Many basic details of Intel's process technology have come out either through the company's own channels or other sources such as reverse process analysis outfits and the technologist rumor mill, so I won't try and review them all here. Here are some highlights, including what may be a few fresh tidbits (at least fresh to Chip Shots!):

  • The hafnium-oxide high-k dielectric turns out to have an equivalent oxide thickness of 1.0 nm. The process used is a high-k first, metal-gate-last approach, and those gates are deposited after high-temperature annealing.

  • Now into third-generation strained silicon, Mistry said the germanium portion of the SiGe cocktail had risen to 30% at 45 nm, and the SiGe has been moved closer to the channel.

  • Drive currents measured at the contact gate pitch are 12% better than 65 nm (best NMOS performance seen yet), PMOS is 51% better, which averaged to about a 30% overall pop in said currents. The contacted gate pitches are 160 nm, which continue Intel's 0.7x per generation scaling trend.

  • The benefits wrought by the HKMG scheme include other, even more eye-popping improvements: Mizry said gate leakage has been reduced at least 25x for NMOS and 1000x for PMOS, compared to 65 nm.

  • The transistor mask count at 45 nm remained the same as at 65 nm, with another mask set eliminated (no word about where that mask set was renditioned).

  • Mizry mentioned new high-k defect types that must be reduced or eliminated in the name of transistor reliability, including those elusive oxygen vacancies, and in true Intel fashion he announced their suppression.

  • As for the back end of line, the devices employ nine layers of copper interconnect, with metal-1 through metal-8 pretty standard fare, ranging in pitch size down the stack from 160 nm to 810 nm (with lower layers matched to the contacted gate pitch, upper-layer pitches increasing steadily to enhance density and perfomance), with thicknesses growing from 144 nm to 720 nm, and an aspect ratio of 1.8. But the ninth layer reflected a bit of Intel innovation inside: in order to help improve on-die power distribution, a big, thick redistribution layer was created, which is 30.5 microns thick with a 7 micron pitch, and 0.4 aspect ratio.
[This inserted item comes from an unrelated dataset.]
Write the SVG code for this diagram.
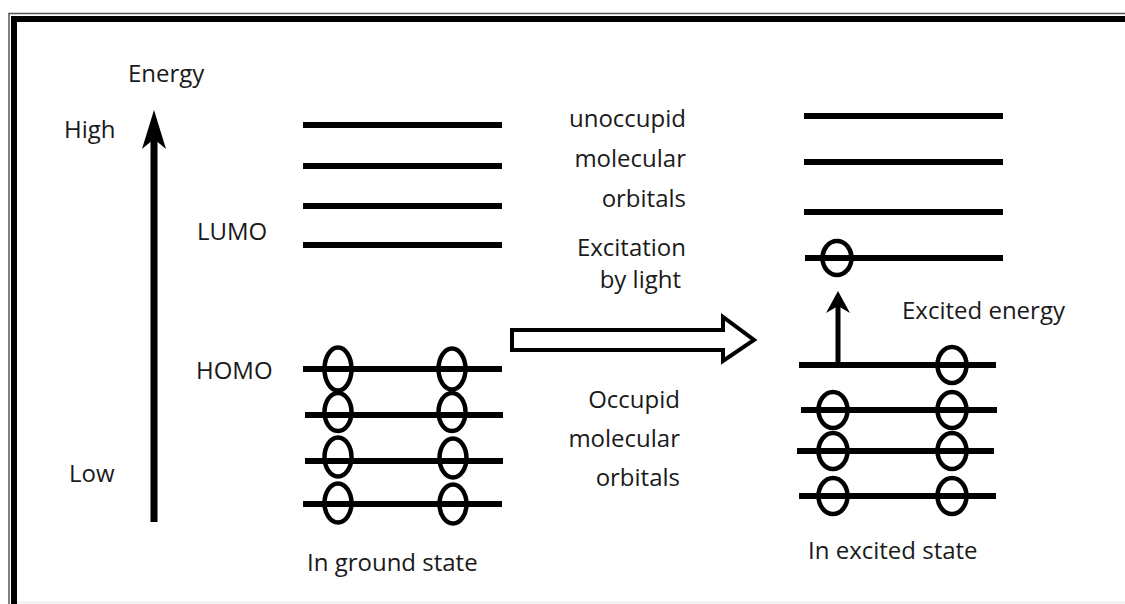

Interconnect capacitance has been greatly reduced through aggressive scaling of the SiCN etch stop layer and other knob twisting.

  • He also related that that yields in the second 45-nm facility--Fab 32 in Chandler, AZ---immediately matched those of the mother fab in classic "copy exactly" fashion, with the very first lot in the desert fab coming out with the same mature-yield-level defect density results.

  • Mizry didn't talk about in detail about the 193-nm "dry" litho patterning or trench contacts (allegedly in the interests of time) and refused to describe the company's NMOS strain techniques when questioned about it by an attendee. But then, no Intel presentation would be complete without at least one ducked question to go with the somewhat watered-down descriptions and data.




Readers' comments
Comment by GUEST on 2007-12-18 10:32:58
Did you notice the gate length stayed the same (35nm) while pitch shrunk, going from 65nm node to 45nm node. This is worse for the usage of alternating phase-shift mask technology.
Comment by GUEST on 2007-12-18 10:33:46
"The hafnium-oxide high-k dielectric turns out to have an equivalent oxide thickness of 1.0 nm (about 18 to 20 angstroms)."  
 
This is funny, 1.0nm is exactly 10 angstroms. You probably mean 1.0nm electrical oxide thickness, 18-20 angstroms physical thickness. 
Comment by GUEST on 2007-12-18 21:12:29
Tom Cheyney, Chip Shots blogger, REPLIES: Yes, you are correct in that front. Intel says its EOT is 1 nm; the 18-20 angstroms number shd have been labeled as you say, along with the 7 angstrom transition number. (Bad note-taker, bad!! I just amended the text.) As for the first reader's comment, you are not alone in noticing that, although few at IEDM mentioned the APSM angle.